▶ _Recorded data_:
begin
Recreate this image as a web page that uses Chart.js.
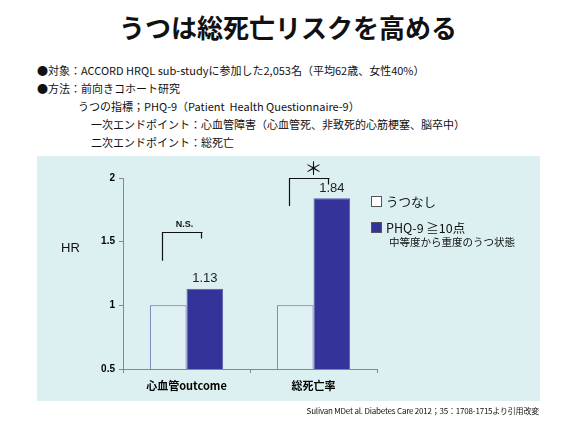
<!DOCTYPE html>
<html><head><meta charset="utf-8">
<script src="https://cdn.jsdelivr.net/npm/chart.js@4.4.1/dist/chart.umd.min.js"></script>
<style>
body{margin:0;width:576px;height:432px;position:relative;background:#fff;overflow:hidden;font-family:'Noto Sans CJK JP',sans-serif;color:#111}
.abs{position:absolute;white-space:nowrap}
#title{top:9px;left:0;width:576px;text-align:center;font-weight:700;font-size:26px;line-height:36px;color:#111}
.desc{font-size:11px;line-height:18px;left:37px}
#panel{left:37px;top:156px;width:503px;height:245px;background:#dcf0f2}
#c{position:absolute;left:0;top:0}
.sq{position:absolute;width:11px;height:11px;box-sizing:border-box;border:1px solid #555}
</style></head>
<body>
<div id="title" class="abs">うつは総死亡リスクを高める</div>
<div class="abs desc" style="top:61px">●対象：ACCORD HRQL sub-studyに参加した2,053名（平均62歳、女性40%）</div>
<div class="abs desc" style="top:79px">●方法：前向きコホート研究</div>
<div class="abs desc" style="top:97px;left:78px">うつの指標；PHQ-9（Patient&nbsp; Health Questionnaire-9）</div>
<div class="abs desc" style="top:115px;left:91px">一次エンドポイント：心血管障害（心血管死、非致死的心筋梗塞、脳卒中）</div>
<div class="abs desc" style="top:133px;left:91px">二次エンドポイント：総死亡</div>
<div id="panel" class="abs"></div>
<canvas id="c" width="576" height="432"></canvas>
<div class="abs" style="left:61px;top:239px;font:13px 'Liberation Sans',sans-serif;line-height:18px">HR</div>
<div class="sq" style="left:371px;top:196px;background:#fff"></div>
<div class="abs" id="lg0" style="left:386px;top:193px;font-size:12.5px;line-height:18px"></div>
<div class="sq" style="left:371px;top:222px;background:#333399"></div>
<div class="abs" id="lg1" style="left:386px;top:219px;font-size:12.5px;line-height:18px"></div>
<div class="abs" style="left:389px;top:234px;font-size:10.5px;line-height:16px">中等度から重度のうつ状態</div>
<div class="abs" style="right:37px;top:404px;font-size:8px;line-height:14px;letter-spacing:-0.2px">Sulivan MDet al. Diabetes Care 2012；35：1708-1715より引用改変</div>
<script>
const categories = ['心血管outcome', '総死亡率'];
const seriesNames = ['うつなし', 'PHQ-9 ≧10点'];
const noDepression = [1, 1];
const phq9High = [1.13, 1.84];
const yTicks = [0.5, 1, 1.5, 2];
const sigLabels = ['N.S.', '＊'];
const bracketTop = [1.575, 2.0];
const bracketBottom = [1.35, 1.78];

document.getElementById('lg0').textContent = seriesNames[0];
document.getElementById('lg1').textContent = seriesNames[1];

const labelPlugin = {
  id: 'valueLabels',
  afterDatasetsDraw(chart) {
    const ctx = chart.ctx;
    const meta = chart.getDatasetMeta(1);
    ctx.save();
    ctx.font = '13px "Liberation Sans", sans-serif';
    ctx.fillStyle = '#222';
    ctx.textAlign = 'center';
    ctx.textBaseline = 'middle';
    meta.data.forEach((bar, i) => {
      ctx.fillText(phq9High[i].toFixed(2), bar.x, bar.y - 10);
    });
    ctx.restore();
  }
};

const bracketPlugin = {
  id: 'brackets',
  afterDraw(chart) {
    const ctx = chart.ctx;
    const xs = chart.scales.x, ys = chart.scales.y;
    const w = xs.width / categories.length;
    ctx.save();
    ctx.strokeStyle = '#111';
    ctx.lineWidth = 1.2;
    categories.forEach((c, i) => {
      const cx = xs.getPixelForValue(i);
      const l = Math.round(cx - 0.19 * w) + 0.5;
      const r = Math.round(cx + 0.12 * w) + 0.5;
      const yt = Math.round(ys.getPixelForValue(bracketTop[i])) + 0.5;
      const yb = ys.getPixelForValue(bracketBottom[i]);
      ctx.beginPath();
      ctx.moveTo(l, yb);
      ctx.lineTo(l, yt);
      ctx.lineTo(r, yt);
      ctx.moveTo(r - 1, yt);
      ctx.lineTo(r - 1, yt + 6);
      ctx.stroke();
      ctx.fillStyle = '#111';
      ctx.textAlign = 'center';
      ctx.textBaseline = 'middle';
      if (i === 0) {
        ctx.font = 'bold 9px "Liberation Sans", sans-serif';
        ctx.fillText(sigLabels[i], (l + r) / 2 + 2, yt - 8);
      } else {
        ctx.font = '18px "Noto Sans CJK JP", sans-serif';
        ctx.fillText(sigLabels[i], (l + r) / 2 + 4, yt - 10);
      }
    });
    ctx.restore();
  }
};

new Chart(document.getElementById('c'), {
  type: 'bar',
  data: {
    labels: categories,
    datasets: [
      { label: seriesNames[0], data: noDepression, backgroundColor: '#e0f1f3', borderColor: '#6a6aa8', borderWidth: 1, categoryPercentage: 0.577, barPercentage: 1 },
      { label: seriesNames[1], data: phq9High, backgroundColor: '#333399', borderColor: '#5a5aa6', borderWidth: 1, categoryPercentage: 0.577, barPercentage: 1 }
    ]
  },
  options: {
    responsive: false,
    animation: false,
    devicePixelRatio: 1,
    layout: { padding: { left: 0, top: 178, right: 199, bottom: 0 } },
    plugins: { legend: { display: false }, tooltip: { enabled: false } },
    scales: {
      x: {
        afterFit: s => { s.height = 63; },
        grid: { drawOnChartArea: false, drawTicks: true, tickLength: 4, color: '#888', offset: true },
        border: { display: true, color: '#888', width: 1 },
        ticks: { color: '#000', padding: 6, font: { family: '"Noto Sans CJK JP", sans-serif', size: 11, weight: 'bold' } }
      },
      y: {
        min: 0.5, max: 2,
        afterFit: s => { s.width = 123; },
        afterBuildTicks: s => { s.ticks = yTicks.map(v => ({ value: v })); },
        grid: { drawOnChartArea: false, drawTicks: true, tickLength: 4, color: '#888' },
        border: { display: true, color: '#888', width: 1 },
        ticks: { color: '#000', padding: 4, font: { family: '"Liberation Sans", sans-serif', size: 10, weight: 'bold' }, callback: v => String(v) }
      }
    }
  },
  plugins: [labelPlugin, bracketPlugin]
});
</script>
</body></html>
end
▶ _Work to complete_:
Reproduce every line above as written, skipping pictures.

▶ _Exercise answer_:
Recreate this image as a web page that uses Chart.js.
<!DOCTYPE html>
<html><head><meta charset="utf-8">
<script src="https://cdn.jsdelivr.net/npm/chart.js@4.4.1/dist/chart.umd.min.js"></script>
<style>
body{margin:0;width:576px;height:432px;position:relative;background:#fff;overflow:hidden;font-family:'Noto Sans CJK JP',sans-serif;color:#111}
.abs{position:absolute;white-space:nowrap}
#title{top:9px;left:0;width:576px;text-align:center;font-weight:700;font-size:26px;line-height:36px;color:#111}
.desc{font-size:11px;line-height:18px;left:37px}
#panel{left:37px;top:156px;width:503px;height:245px;background:#dcf0f2}
#c{position:absolute;left:0;top:0}
.sq{position:absolute;width:11px;height:11px;box-sizing:border-box;border:1px solid #555}
</style></head>
<body>
<div id="title" class="abs">うつは総死亡リスクを高める</div>
<div class="abs desc" style="top:61px">●対象：ACCORD HRQL sub-studyに参加した2,053名（平均62歳、女性40%）</div>
<div class="abs desc" style="top:79px">●方法：前向きコホート研究</div>
<div class="abs desc" style="top:97px;left:78px">うつの指標；PHQ-9（Patient&nbsp; Health Questionnaire-9）</div>
<div class="abs desc" style="top:115px;left:91px">一次エンドポイント：心血管障害（心血管死、非致死的心筋梗塞、脳卒中）</div>
<div class="abs desc" style="top:133px;left:91px">二次エンドポイント：総死亡</div>
<div id="panel" class="abs"></div>
<canvas id="c" width="576" height="432"></canvas>
<div class="abs" style="left:61px;top:239px;font:13px 'Liberation Sans',sans-serif;line-height:18px">HR</div>
<div class="sq" style="left:371px;top:196px;background:#fff"></div>
<div class="abs" id="lg0" style="left:386px;top:193px;font-size:12.5px;line-height:18px"></div>
<div class="sq" style="left:371px;top:222px;background:#333399"></div>
<div class="abs" id="lg1" style="left:386px;top:219px;font-size:12.5px;line-height:18px"></div>
<div class="abs" style="left:389px;top:234px;font-size:10.5px;line-height:16px">中等度から重度のうつ状態</div>
<div class="abs" style="right:37px;top:404px;font-size:8px;line-height:14px;letter-spacing:-0.2px">Sulivan MDet al. Diabetes Care 2012；35：1708-1715より引用改変</div>
<script>
const categories = ['心血管outcome', '総死亡率'];
const seriesNames = ['うつなし', 'PHQ-9 ≧10点'];
const noDepression = [1, 1];
const phq9High = [1.13, 1.84];
const yTicks = [0.5, 1, 1.5, 2];
const sigLabels = ['N.S.', '＊'];
const bracketTop = [1.575, 2.0];
const bracketBottom = [1.35, 1.78];

document.getElementById('lg0').textContent = seriesNames[0];
document.getElementById('lg1').textContent = seriesNames[1];

const labelPlugin = {
  id: 'valueLabels',
  afterDatasetsDraw(chart) {
    const ctx = chart.ctx;
    const meta = chart.getDatasetMeta(1);
    ctx.save();
    ctx.font = '13px "Liberation Sans", sans-serif';
    ctx.fillStyle = '#222';
    ctx.textAlign = 'center';
    ctx.textBaseline = 'middle';
    meta.data.forEach((bar, i) => {
      ctx.fillText(phq9High[i].toFixed(2), bar.x, bar.y - 10);
    });
    ctx.restore();
  }
};

const bracketPlugin = {
  id: 'brackets',
  afterDraw(chart) {
    const ctx = chart.ctx;
    const xs = chart.scales.x, ys = chart.scales.y;
    const w = xs.width / categories.length;
    ctx.save();
    ctx.strokeStyle = '#111';
    ctx.lineWidth = 1.2;
    categories.forEach((c, i) => {
      const cx = xs.getPixelForValue(i);
      const l = Math.round(cx - 0.19 * w) + 0.5;
      const r = Math.round(cx + 0.12 * w) + 0.5;
      const yt = Math.round(ys.getPixelForValue(bracketTop[i])) + 0.5;
      const yb = ys.getPixelForValue(bracketBottom[i]);
      ctx.beginPath();
      ctx.moveTo(l, yb);
      ctx.lineTo(l, yt);
      ctx.lineTo(r, yt);
      ctx.moveTo(r - 1, yt);
      ctx.lineTo(r - 1, yt + 6);
      ctx.stroke();
      ctx.fillStyle = '#111';
      ctx.textAlign = 'center';
      ctx.textBaseline = 'middle';
      if (i === 0) {
        ctx.font = 'bold 9px "Liberation Sans", sans-serif';
        ctx.fillText(sigLabels[i], (l + r) / 2 + 2, yt - 8);
      } else {
        ctx.font = '18px "Noto Sans CJK JP", sans-serif';
        ctx.fillText(sigLabels[i], (l + r) / 2 + 4, yt - 10);
      }
    });
    ctx.restore();
  }
};

new Chart(document.getElementById('c'), {
  type: 'bar',
  data: {
    labels: categories,
    datasets: [
      { label: seriesNames[0], data: noDepression, backgroundColor: '#e0f1f3', borderColor: '#6a6aa8', borderWidth: 1, categoryPercentage: 0.577, barPercentage: 1 },
      { label: seriesNames[1], data: phq9High, backgroundColor: '#333399', borderColor: '#5a5aa6', borderWidth: 1, categoryPercentage: 0.577, barPercentage: 1 }
    ]
  },
  options: {
    responsive: false,
    animation: false,
    devicePixelRatio: 1,
    layout: { padding: { left: 0, top: 178, right: 199, bottom: 0 } },
    plugins: { legend: { display: false }, tooltip: { enabled: false } },
    scales: {
      x: {
        afterFit: s => { s.height = 63; },
        grid: { drawOnChartArea: false, drawTicks: true, tickLength: 4, color: '#888', offset: true },
        border: { display: true, color: '#888', width: 1 },
        ticks: { color: '#000', padding: 6, font: { family: '"Noto Sans CJK JP", sans-serif', size: 11, weight: 'bold' } }
      },
      y: {
        min: 0.5, max: 2,
        afterFit: s => { s.width = 123; },
        afterBuildTicks: s => { s.ticks = yTicks.map(v => ({ value: v })); },
        grid: { drawOnChartArea: false, drawTicks: true, tickLength: 4, color: '#888' },
        border: { display: true, color: '#888', width: 1 },
        ticks: { color: '#000', padding: 4, font: { family: '"Liberation Sans", sans-serif', size: 10, weight: 'bold' }, callback: v => String(v) }
      }
    }
  },
  plugins: [labelPlugin, bracketPlugin]
});
</script>
</body></html>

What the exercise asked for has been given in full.